European Central Bank President Mario Draghi stuck to his view that the euro region will gradually recover later this year even as officials trimmed their economic forecasts and considered cutting interest rates.
“Later in 2013 economic activity should gradually recover, supported by a strengthening global backdrop and our accommodative monetary policy stance,” Draghi told a press conference in Frankfurt after the ECB left its benchmark interest rate at 0.75%, a record low.

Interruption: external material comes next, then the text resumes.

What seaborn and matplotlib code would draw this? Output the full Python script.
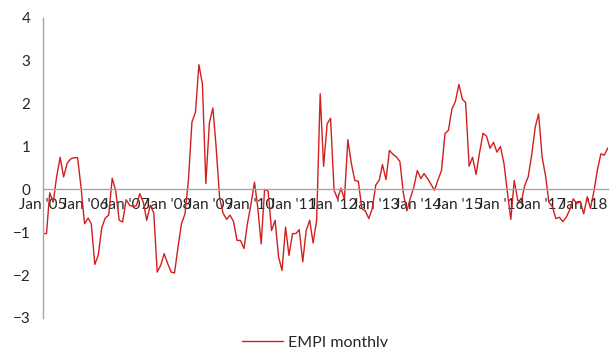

While officials discussed cutting borrowing costs today, the “prevailing consensus was to leave the rates unchanged,” Draghi said.

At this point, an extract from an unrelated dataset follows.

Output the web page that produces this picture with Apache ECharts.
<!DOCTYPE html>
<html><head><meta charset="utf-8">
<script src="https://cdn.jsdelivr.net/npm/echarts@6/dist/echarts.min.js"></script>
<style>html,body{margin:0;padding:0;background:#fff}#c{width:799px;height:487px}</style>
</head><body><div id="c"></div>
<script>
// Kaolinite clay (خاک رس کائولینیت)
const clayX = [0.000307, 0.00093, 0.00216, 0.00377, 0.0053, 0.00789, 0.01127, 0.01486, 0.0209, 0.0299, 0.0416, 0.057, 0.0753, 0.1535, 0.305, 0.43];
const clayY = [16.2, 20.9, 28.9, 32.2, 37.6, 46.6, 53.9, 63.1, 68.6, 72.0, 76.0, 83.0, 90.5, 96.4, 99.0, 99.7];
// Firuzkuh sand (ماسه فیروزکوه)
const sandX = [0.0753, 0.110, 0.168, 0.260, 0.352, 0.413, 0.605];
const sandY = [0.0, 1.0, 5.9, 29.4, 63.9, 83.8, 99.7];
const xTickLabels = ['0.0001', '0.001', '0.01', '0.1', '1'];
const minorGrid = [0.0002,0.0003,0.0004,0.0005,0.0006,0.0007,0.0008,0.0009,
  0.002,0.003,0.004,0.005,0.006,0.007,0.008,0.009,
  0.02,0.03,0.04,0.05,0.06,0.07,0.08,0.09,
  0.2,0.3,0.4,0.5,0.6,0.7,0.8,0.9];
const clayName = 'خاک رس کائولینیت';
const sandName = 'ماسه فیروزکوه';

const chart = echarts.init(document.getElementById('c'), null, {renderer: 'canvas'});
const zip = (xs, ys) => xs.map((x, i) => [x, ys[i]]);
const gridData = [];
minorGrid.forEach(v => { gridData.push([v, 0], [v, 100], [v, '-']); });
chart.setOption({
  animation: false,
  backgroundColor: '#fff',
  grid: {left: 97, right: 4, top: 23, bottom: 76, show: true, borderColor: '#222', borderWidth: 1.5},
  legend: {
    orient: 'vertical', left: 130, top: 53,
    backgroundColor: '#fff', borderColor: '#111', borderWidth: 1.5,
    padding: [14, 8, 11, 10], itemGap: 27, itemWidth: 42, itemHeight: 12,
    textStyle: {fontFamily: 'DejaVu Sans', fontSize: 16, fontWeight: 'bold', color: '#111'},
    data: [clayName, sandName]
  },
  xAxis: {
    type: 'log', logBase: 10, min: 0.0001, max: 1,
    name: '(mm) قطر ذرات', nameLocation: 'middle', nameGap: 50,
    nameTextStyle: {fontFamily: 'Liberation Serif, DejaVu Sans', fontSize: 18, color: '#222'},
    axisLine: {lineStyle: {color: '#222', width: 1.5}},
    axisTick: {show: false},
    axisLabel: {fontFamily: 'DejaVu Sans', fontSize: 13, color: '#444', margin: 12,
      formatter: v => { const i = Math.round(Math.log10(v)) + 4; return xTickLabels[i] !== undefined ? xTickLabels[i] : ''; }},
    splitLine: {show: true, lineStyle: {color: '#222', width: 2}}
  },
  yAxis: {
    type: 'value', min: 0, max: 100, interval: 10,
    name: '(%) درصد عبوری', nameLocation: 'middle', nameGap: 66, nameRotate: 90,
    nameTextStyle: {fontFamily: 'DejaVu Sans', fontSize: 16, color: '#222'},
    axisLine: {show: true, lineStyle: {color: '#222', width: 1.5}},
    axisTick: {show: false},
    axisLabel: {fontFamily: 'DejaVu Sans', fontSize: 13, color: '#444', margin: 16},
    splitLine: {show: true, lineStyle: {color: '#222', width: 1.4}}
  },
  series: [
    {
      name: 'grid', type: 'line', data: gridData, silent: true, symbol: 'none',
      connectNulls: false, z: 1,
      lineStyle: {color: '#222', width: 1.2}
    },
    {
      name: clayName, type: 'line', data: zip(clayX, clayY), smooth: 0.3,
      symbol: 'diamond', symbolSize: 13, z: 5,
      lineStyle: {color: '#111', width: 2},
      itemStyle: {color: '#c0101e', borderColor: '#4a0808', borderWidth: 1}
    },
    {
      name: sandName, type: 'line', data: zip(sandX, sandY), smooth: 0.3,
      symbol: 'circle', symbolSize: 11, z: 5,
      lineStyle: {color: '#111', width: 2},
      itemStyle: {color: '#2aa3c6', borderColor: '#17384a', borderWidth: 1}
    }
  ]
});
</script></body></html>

Uncertainty caused by the stalemate in last month’s Italian election, where anti-austerity parties won more than half the vote, has renewed concern that the euro region may struggle to overcome the sovereign debt crisis and exit recession.
The ECB today predicted the 17-nation economy will shrink 0.5% this year, more than the 0.3% contraction forecast three months ago. The forecast for 2014 growth was reduced to 1% from 1.2%. The central bank also cut its 2014 inflation projection to 1.3% from 1.4%. It aims to keep inflation just below 2%.
While risks to the economic outlook are on the downside, risks to the inflation outlook remain “broadly balanced,” Draghi said. Earlier, the Bank of England held its bond-purchase program at 375 billion pounds ($565 billion) and kept its key rate at 0.5%.
The euro climbed as Draghi spoke and traded at $1.3086 at 2:11 p.m. in Frankfurt compared with $1.3020 beforehand. While the euro has risen 8% since July, it has dropped about 4% since the start of February.
The ECB president omitted from his opening remarks a statement made last month that the euro’s appreciation posed a downside risk to inflation. The exchange rate is broadly in line with its long-term averages, he said later.
The yield on Germany’s benchmark 10-year government bond rose about three basis points to 1.49%.
Italian bond yields jumped after anti-austerity parties led by former Prime Minister Silvio Berlusconi and politician- turned-comedian Beppe Grillo won about 55% of the vote in last month’s election. That triggered concerns about a new wave of market turmoil across the euro region that would send bond yields surging from Rome to Madrid and Dublin.
Living in Democracies
“Markets understand that we live in democracies,” Draghi said, adding that overall, confidence is returning to the euro area. “Fragmentation is not worsening it’s actually improving, it’s receding” and the recovery path is “largely unchanged,” Draghi said.
The yield on Italy’s 10-year bond has dropped to 4.62% from 4.9% on Feb. 26. Spain’s 10-year yield has dropped to 4.90% from 5.37% in the same period.
The ECB’s monetary policy “will remain accommodative for as long as needed,” Draghi said.